Dune’s answer to the Jedi mind-control of Star Wars, The Way combines telekinetic powers with self-negation. Herbert was an enthusiast of Zen Buddhism and many of the sayings of The Way resemble paradoxical Buddhist teachings, or koans. A typical example runs: “Arrakis teaches the attitude of the knife – chopping off what’s incomplete and saying: ‘Now, it’s complete because it’s ended here.’”

Florence Pugh as Princess Irulan in Dune: Part Two
Florence Pugh as Princess Irulan in Dune: Part Two Credit: Niko Tavernise/Warner Bros. Pictures via AP

Adepts of The Way can endure great suffering, see into the future and manipulate others to do their will. This manipulation is achieved via a mesmeric technique called The Voice. Paul Atreides has these nascent powers, but when Dune begins, they aren’t yet fully developed. He has inherited them from his mother, Lady Jessica, who has some psychic abilities. 

As Part Two begins, she is pregnant with Paul’s sister, Alia – played in a brief flash-forward cameo by Anya Taylor-Joy – who has inherited Lady Jessica’s powers and can communicate with her from within the womb. To protect her son and unborn daughter, Lady Jessica manipulates the Fremen’s beliefs, manoeuvring her son to become their messiah, the “Lisan al Gaib”. Such conniving is typical of the Bene Gesserit, a shifty order of space nuns, to which Lady Jessica belongs. 


Bene Gesserit

Alongside the noble houses and the Imperium, the Bene Gesserit are the other great power in the universe. But unlike those forces, they prefer to use cunning, stealth and behind-the-throne tinkering to achieve their aims. A largely female religious school, their mental and physical conditioning gives them telepathic abilities. Like Star Wars’s Jedi Knights, the Bene Gesserit often play the role of counsellors to the noble houses and the Imperium.

But they have their own aims, too. Unbeknownst to most, they have been conducting a centuries-long breeding programme, mixing the blood of the noble houses, to produce the “Kwisatz Haderach”. This figure will be a person of enormous psychic powers capable of exploiting higher dimensions of consciousness. Alongside this intergalactic matchmaking, the Bene Gesserit also dabble in a spot of psychological warfare, using the order’s mystique to sow superstition and subdue indigenous populations like the Fremen. They are also not adverse to old honey trap: one of the subplots of Part Two sees Lea Seydoux’s acolyte seduce Feyd-Rautha Harkonnen and carry his child, ensuring they have all bases covered if everything goes to the wall. 

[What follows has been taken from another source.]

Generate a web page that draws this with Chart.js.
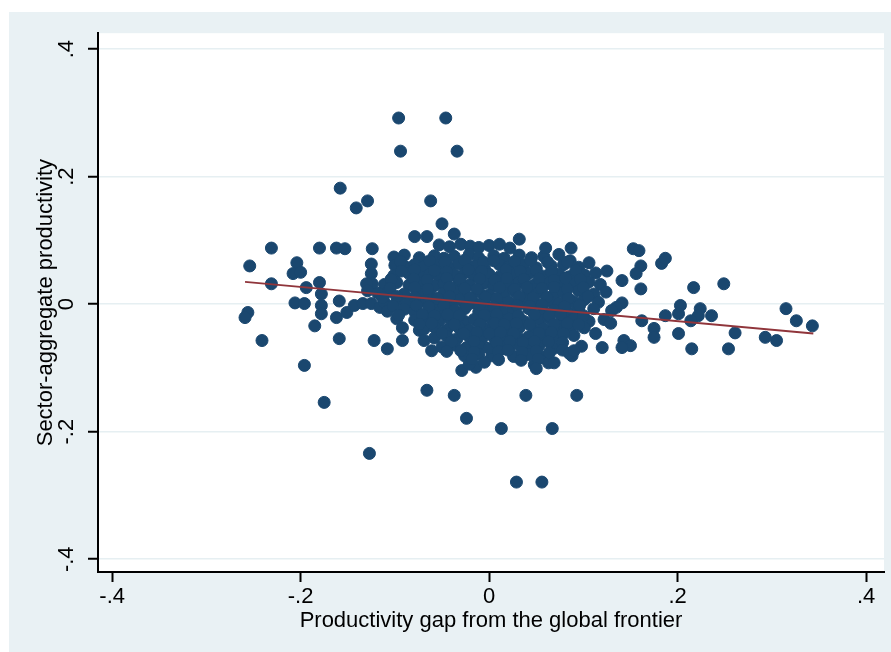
<!DOCTYPE html>
<html>
<head>
<meta charset="utf-8">
<script src="https://cdn.jsdelivr.net/npm/chart.js@4.4.1/dist/chart.umd.min.js"></script>
<style>
  html, body { margin: 0; padding: 0; background: #fff; }
  #wrap { position: absolute; left: 9px; top: 12px; width: 882px; height: 640px; background: #e9f1f4; }
</style>
</head>
<body>
<div id="wrap"><canvas id="chart" width="882" height="640"></canvas></div>
<script>
// ticks
const xTickValues = [-0.4, -0.2, 0, 0.2, 0.4];
const xTickLabels = ["-.4", "-.2", "0", ".2", ".4"];
const yTickValues = [-0.4, -0.2, 0, 0.2, 0.4];
const yTickLabels = ["-.4", "-.2", "0", ".2", ".4"];

// scatter points [gap, productivity]
const outlierPoints = [
  [-0.096, 0.292], [-0.046, 0.292], [-0.094, 0.240], [-0.034, 0.240],
  [-0.158, 0.182], [-0.141, 0.151], [-0.129, 0.162], [-0.062, 0.162], [-0.050, 0.126],
  [-0.079, 0.106], [-0.066, 0.106], [-0.037, 0.110], [0.032, 0.102],
  [-0.175, -0.154], [-0.127, -0.234], [-0.066, -0.135], [-0.037, -0.143], [-0.024, -0.179],
  [0.013, -0.195], [0.029, -0.279], [0.056, -0.279], [0.039, -0.143], [0.067, -0.195], [0.093, -0.143],
  [-0.029, -0.104], [-0.014, -0.099], [0.003, -0.081]
];

const leftPoints = [
  [-0.231, 0.088], [-0.180, 0.088], [-0.162, 0.088], [-0.153, 0.087], [-0.124, 0.087],
  [-0.254, 0.060], [-0.204, 0.065], [-0.208, 0.048], [-0.200, 0.050],
  [-0.231, 0.032], [-0.194, 0.026], [-0.180, 0.034], [-0.178, 0.016],
  [-0.206, 0.002], [-0.196, 0.001], [-0.178, -0.002], [-0.178, -0.015],
  [-0.159, 0.005], [-0.162, -0.021], [-0.151, -0.013], [-0.143, -0.002], [-0.134, 0.001], [-0.125, 0.001],
  [-0.256, -0.013], [-0.259, -0.021],
  [-0.185, -0.034], [-0.241, -0.057], [-0.159, -0.054], [-0.196, -0.096],
  [-0.122, -0.057], [-0.108, -0.070], [-0.092, -0.057],
  [-0.125, 0.048], [-0.125, 0.063], [-0.124, 0.032], [-0.130, 0.032], [-0.129, 0.021], [-0.116, -0.005],
  [-0.098, -0.023], [-0.092, -0.037], [-0.074, -0.041], [-0.069, -0.057], [-0.061, -0.073]
];

const corePoints = [
  [-0.053, 0.093], [-0.042, 0.090], [-0.030, 0.094], [-0.020, 0.091], [-0.011, 0.089], [0.000, 0.092], [0.011, 0.094], [0.022, 0.088],
  [-0.101, 0.074], [-0.090, 0.077], [-0.074, 0.073], [-0.058, 0.076], [-0.048, 0.072], [-0.037, 0.075], [-0.021, 0.078], [-0.011, 0.073], [0.005, 0.076], [0.016, 0.072], [0.032, 0.077], [0.045, 0.073], [0.058, 0.075], [0.074, 0.078],
  [-0.100, 0.061], [-0.088, 0.058], [-0.079, 0.062], [-0.069, 0.059], [-0.055, 0.061], [-0.042, 0.058], [-0.032, 0.063], [-0.016, 0.060], [-0.005, 0.057], [0.011, 0.062], [0.021, 0.059], [0.037, 0.061], [0.050, 0.057], [0.066, 0.060], [0.079, 0.062], [0.095, 0.058],
  [-0.101, 0.045], [-0.085, 0.048], [-0.074, 0.044], [-0.063, 0.047], [-0.053, 0.043], [-0.037, 0.046], [-0.026, 0.049], [-0.016, 0.044], [0.000, 0.047], [0.011, 0.043], [0.026, 0.046], [0.042, 0.048], [0.058, 0.044], [0.074, 0.047], [0.085, 0.043], [0.101, 0.046], [0.113, 0.049],
  [-0.111, 0.031], [-0.098, 0.034], [-0.085, 0.030], [-0.072, 0.033], [-0.058, 0.029], [-0.048, 0.032], [-0.032, 0.035], [-0.021, 0.030], [-0.005, 0.033], [0.005, 0.029], [0.021, 0.032], [0.032, 0.035], [0.048, 0.030], [0.063, 0.033], [0.074, 0.029], [0.090, 0.032], [0.106, 0.035], [0.118, 0.031],
  [-0.118, 0.017], [-0.106, 0.020], [-0.090, 0.016], [-0.074, 0.019], [-0.063, 0.015], [-0.048, 0.018], [-0.037, 0.021], [-0.026, 0.016], [-0.011, 0.019], [0.000, 0.015], [0.016, 0.018], [0.026, 0.021], [0.042, 0.016], [0.053, 0.019], [0.069, 0.015], [0.079, 0.018], [0.095, 0.021], [0.111, 0.016], [0.124, 0.019],
  [-0.111, 0.003], [-0.097, 0.006], [-0.085, 0.002], [-0.069, 0.005], [-0.058, 0.001], [-0.042, 0.004], [-0.032, 0.007], [-0.016, 0.002], [-0.005, 0.005], [0.011, 0.001], [0.021, 0.004], [0.037, 0.007], [0.048, 0.002], [0.063, 0.005], [0.074, 0.001], [0.090, 0.004], [0.101, 0.007], [0.116, 0.003],
  [-0.108, -0.011], [-0.090, -0.008], [-0.079, -0.012], [-0.063, -0.009], [-0.053, -0.013], [-0.037, -0.010], [-0.026, -0.007], [-0.011, -0.012], [0.000, -0.009], [0.016, -0.013], [0.026, -0.010], [0.042, -0.007], [0.058, -0.012], [0.069, -0.009], [0.085, -0.013], [0.095, -0.010], [0.111, -0.007],
  [-0.079, -0.025], [-0.069, -0.022], [-0.053, -0.026], [-0.042, -0.023], [-0.026, -0.027], [-0.016, -0.024], [0.000, -0.021], [0.011, -0.026], [0.021, -0.023], [0.037, -0.027], [0.053, -0.024], [0.063, -0.021], [0.079, -0.026], [0.090, -0.023], [0.106, -0.027], [0.122, -0.024],
  [-0.069, -0.039], [-0.058, -0.036], [-0.045, -0.040], [-0.032, -0.037], [-0.021, -0.041], [-0.005, -0.038], [0.005, -0.035], [0.021, -0.040], [0.032, -0.037], [0.048, -0.041], [0.058, -0.038], [0.074, -0.035], [0.085, -0.040], [0.101, -0.037],
  [-0.058, -0.053], [-0.045, -0.050], [-0.034, -0.054], [-0.021, -0.051], [-0.008, -0.055], [0.005, -0.052], [0.016, -0.049], [0.032, -0.054], [0.042, -0.051], [0.058, -0.055], [0.069, -0.052], [0.090, -0.049],
  [-0.050, -0.067], [-0.037, -0.064], [-0.024, -0.068], [-0.011, -0.065], [0.000, -0.069], [0.016, -0.066], [0.026, -0.063], [0.042, -0.068], [0.053, -0.065], [0.069, -0.069], [0.098, -0.066],
  [-0.026, -0.081], [-0.011, -0.078], [0.026, -0.082], [0.042, -0.079], [0.058, -0.083],
  [-0.021, -0.094], [-0.005, -0.091], [0.048, -0.095], [0.063, -0.092]
];

// extra points packed between the rows of the dense centre
const coreFill = [
  [-0.094, 0.067], [-0.063, 0.068], [-0.047, 0.066], [-0.026, 0.069], [-0.006, 0.066], [0.005, 0.068], [0.027, 0.067], [0.044, 0.069], [0.062, 0.066], [0.086, 0.068],
  [-0.093, 0.052], [-0.079, 0.054], [-0.058, 0.053], [-0.045, 0.051], [-0.022, 0.054], [-0.008, 0.052], [0.018, 0.054], [0.033, 0.052], [0.050, 0.053], [0.066, 0.051], [0.092, 0.053],
  [-0.104, 0.039], [-0.080, 0.040], [-0.066, 0.038], [-0.045, 0.041], [-0.031, 0.039], [-0.010, 0.040], [0.006, 0.038], [0.019, 0.041], [0.037, 0.039], [0.053, 0.040], [0.069, 0.038], [0.081, 0.041], [0.097, 0.039],
  [-0.105, 0.025], [-0.079, 0.026], [-0.065, 0.024], [-0.042, 0.027], [-0.026, 0.025], [-0.013, 0.024], [0.011, 0.026], [0.027, 0.024], [0.040, 0.026], [0.056, 0.025], [0.069, 0.027], [0.083, 0.024], [0.100, 0.026],
  [-0.113, 0.010], [-0.098, 0.012], [-0.079, 0.011], [-0.055, 0.009], [-0.042, 0.012], [-0.020, 0.010], [-0.004, 0.011], [0.008, 0.009], [0.032, 0.012], [0.047, 0.010], [0.061, 0.011], [0.084, 0.009], [0.105, 0.012],
  [-0.102, -0.003], [-0.077, -0.002], [-0.064, -0.004], [-0.048, -0.002], [-0.024, -0.003], [-0.010, -0.001], [0.005, -0.004], [0.030, -0.002], [0.043, -0.003], [0.056, -0.001], [0.080, -0.004], [0.096, -0.002],
  [-0.096, -0.017], [-0.071, -0.016], [-0.058, -0.018], [-0.044, -0.016], [-0.032, -0.018], [-0.005, -0.017], [0.008, -0.016], [0.031, -0.018], [0.048, -0.016], [0.064, -0.018], [0.076, -0.016], [0.100, -0.018],
  [-0.074, -0.031], [-0.061, -0.030], [-0.037, -0.032], [-0.010, -0.031], [0.006, -0.030], [0.016, -0.032], [0.029, -0.030], [0.043, -0.032], [0.069, -0.031], [0.083, -0.030], [0.095, -0.032],
  [-0.050, -0.045], [-0.027, -0.046], [-0.013, -0.044], [0.000, -0.046], [0.012, -0.044], [0.026, -0.046], [0.053, -0.045], [0.066, -0.044], [0.079, -0.046],
  [-0.040, -0.059], [-0.016, -0.058], [0.008, -0.060], [0.022, -0.058], [0.036, -0.060], [0.048, -0.058], [0.063, -0.059], [0.078, -0.060],
  [-0.045, -0.074], [-0.030, -0.073], [-0.016, -0.075], [0.010, -0.074], [0.020, -0.072], [0.035, -0.075], [0.050, -0.073], [0.064, -0.076], [0.078, -0.072],
  [-0.018, -0.086], [0.010, -0.087], [0.034, -0.088], [0.052, -0.086]
];

const rightPoints = [
  [0.050, -0.101], [0.069, -0.092], [0.088, -0.081],
  [0.060, 0.088], [0.087, 0.088], [0.083, 0.066], [0.106, 0.065], [0.125, 0.052],
  [0.153, 0.087], [0.159, 0.084], [0.183, 0.064], [0.187, 0.072],
  [0.161, 0.060], [0.156, 0.048], [0.161, 0.024], [0.141, 0.037],
  [0.217, 0.026], [0.249, 0.032],
  [0.141, 0.002], [0.135, -0.005], [0.130, -0.010],
  [0.203, -0.002], [0.201, -0.015], [0.224, -0.007], [0.222, -0.018], [0.236, -0.018], [0.187, -0.018],
  [0.162, -0.026], [0.175, -0.038], [0.175, -0.052], [0.201, -0.046], [0.214, -0.026],
  [0.143, -0.057], [0.150, -0.065], [0.141, -0.068],
  [0.129, -0.030], [0.113, -0.046], [0.120, -0.068], [0.085, -0.077], [0.090, -0.073],
  [0.215, -0.070], [0.261, -0.045], [0.254, -0.070], [0.293, -0.052], [0.305, -0.057],
  [0.315, -0.007], [0.326, -0.026], [0.343, -0.034]
];

// fitted line end points
const fitX = [-0.259, 0.344];
const fitY = [0.035, -0.046];

const allPoints = outlierPoints.concat(leftPoints, corePoints, coreFill, rightPoints)
  .map(p => ({ x: p[0], y: p[1] }));
const fitLine = fitX.map((x, i) => ({ x: x, y: fitY[i] }));

const FONT = "'Liberation Sans', Arial, sans-serif";

const plotBg = {
  id: "plotBg",
  beforeDraw(chart) {
    const a = chart.chartArea;
    const ctx = chart.ctx;
    ctx.save();
    ctx.fillStyle = "#ffffff";
    ctx.fillRect(a.left, a.top, a.right - a.left, a.bottom - a.top);
    ctx.restore();
  }
};

new Chart(document.getElementById("chart").getContext("2d"), {
  type: "scatter",
  data: {
    datasets: [
      {
        type: "line",
        data: fitLine,
        borderColor: "#90353b",
        borderWidth: 2,
        pointRadius: 0,
        fill: false,
        order: 0
      },
      {
        data: allPoints,
        backgroundColor: "#1a476f",
        borderColor: "#1a476f",
        borderWidth: 1,
        pointRadius: 6,
        order: 1
      }
    ]
  },
  options: {
    responsive: false,
    animation: false,
    layout: { padding: { top: 20, right: 5, left: 0, bottom: 0 } },
    plugins: { legend: { display: false }, tooltip: { enabled: false } },
    scales: {
      x: {
        type: "linear",
        min: -0.415,
        max: 0.419,
        afterBuildTicks: s => { s.ticks = xTickValues.map(v => ({ value: v })); },
        afterFit: s => { s.height = 80; },
        ticks: {
          callback: (v, i) => xTickLabels[i],
          font: { family: FONT, size: 22 },
          color: "#000",
          padding: 2,
          maxRotation: 0
        },
        grid: { drawOnChartArea: false, tickLength: 10, tickColor: "#000", tickWidth: 2 },
        border: { color: "#000", width: 2 },
        title: {
          display: true,
          text: "Productivity gap from the global frontier",
          font: { family: FONT, size: 22 },
          color: "#000",
          padding: { top: 0, bottom: 18 }
        }
      },
      y: {
        type: "linear",
        min: -0.42,
        max: 0.425,
        afterBuildTicks: s => { s.ticks = yTickValues.map(v => ({ value: v })); },
        afterFit: s => { s.width = 89; },
        ticks: {
          callback: (v, i) => yTickLabels[i],
          font: { family: FONT, size: 22 },
          color: "#000",
          minRotation: 90,
          maxRotation: 90,
          crossAlign: "center",
          padding: 8
        },
        grid: { color: "#e6eff2", lineWidth: 1.5, tickLength: 10, tickColor: "#000", tickWidth: 2 },
        border: { color: "#000", width: 2 },
        title: {
          display: true,
          text: "Sector-aggregate productivity",
          font: { family: FONT, size: 22 },
          color: "#000",
          padding: { top: 24, bottom: 0 }
        }
      }
    }
  },
  plugins: [plotBg]
});
</script>
</body>
</html>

Rebecca Ferguson as Lady Jessica in Dune: Part Two
Rebecca Ferguson as Lady Jessica in Dune: Part Two Credit: Warner Bros. Pictures via AP

The Bene Gesserit grew out of the aftermath of the Great Revolt, or the Butlerian Jihad. This was a crusade against “thinking machines” promulgated centuries before Dune. It led to the abolition of all AI and computational machines. Hence why Dune takes place in a whizz-bang Middle Ages – battles are decided by poisoned darts and sword fights, and the galaxy is carved up between rival dynasties which jet around in massive interstellar cruisers. 

It also features ingenious technologies. Chief among these is the stillsuit: body-enclosing armour which cools its wearer and recycles their moisture; in this way, the user is sustained on desert crossings by their own sweat and urine (and, it transpires, the bodily fluids of dead enemy fighters). Delightful.


So what happens next? 

Parts one and two take us to the end of Herbert’s original novel. But as fans will know, Herbert followed this book with a further five titles. (His son was even busier, filling in the lore with a good dozen more books.) 

By the end of Dune: Part Two, it’s clear Villeneuve isn’t done with Herbert’s world. And provided the box office holds firm, we can expect an adaptation of Dune: Messiah, Herbert’s first direct sequel to Dune. There’s a lot of new mythology in Dune: Messiah and things get very odd indeed. Suffice to say: if you thought Dune was strange, tap out now.